His first command was the 855-foot tanker Keystone Canyon. While under a scheduled Coast Guard inspection on the Columbia River at Astoria, Oregon a midnight storm broke all 18 dock lines and set it adrift. The tanks were empty for the inspection, so there was no ballast. The engines had been powered down as well. The hull rose some 50 feet above the waterline and was exposed to the wind like a sail. Sizemore gave emergency orders to close the Astoria-Megler Bridge and the river to traffic as they swung into the current.  Some power was restored. “He gave the direction ‘full stern’ heading sideways toward the bridge, while backing onto the mud flats on the opposite side of the channel,” Joan said.  They barely brushed the bridge (no damage) when he flooded the tanks and ground to a halt in the mud. The Coast Guard inspectors on board were impressed. “Mark’s career went pretty well after that,” Joan said. 

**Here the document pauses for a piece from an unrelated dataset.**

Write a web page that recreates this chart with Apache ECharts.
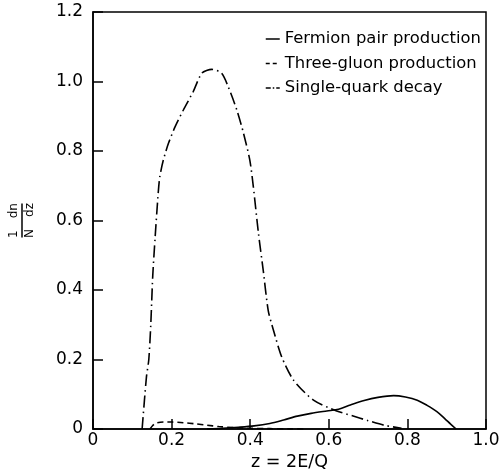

Sizemore wed Joan Arnold in Santa Barbara on Memorial Day weekend in 2000.  They had met working on a ship. They moved to Ketchikan for her work piloting in the Inside Passage. She called him from Haines weekly. “It would be a beautiful day here and raining buckets there,” she said. They have been in Haines ever since. Sizemore retired in 2009 and bought a sport fishing boat. “I’d be working, and he would be catching and smoking fish,” she said. He enjoyed a pint of local stout and died just before the Haines Brewery’s 25th anniversary. Friends raised a glass in his honor.

In addition to Joan, Sizemore leaves brother Robert (Carol); sisters Molly and Margaret Sizemore, and numerous nieces and nephews.

In lieu of flowers, memorial donations may be made to SAIL at 8711 Teal St. Unit 300, Juneau, AK 99801 or Haines Assisted Living, P.O. Box 916, Haines, AK 99827, with gratitude for their assistance and care.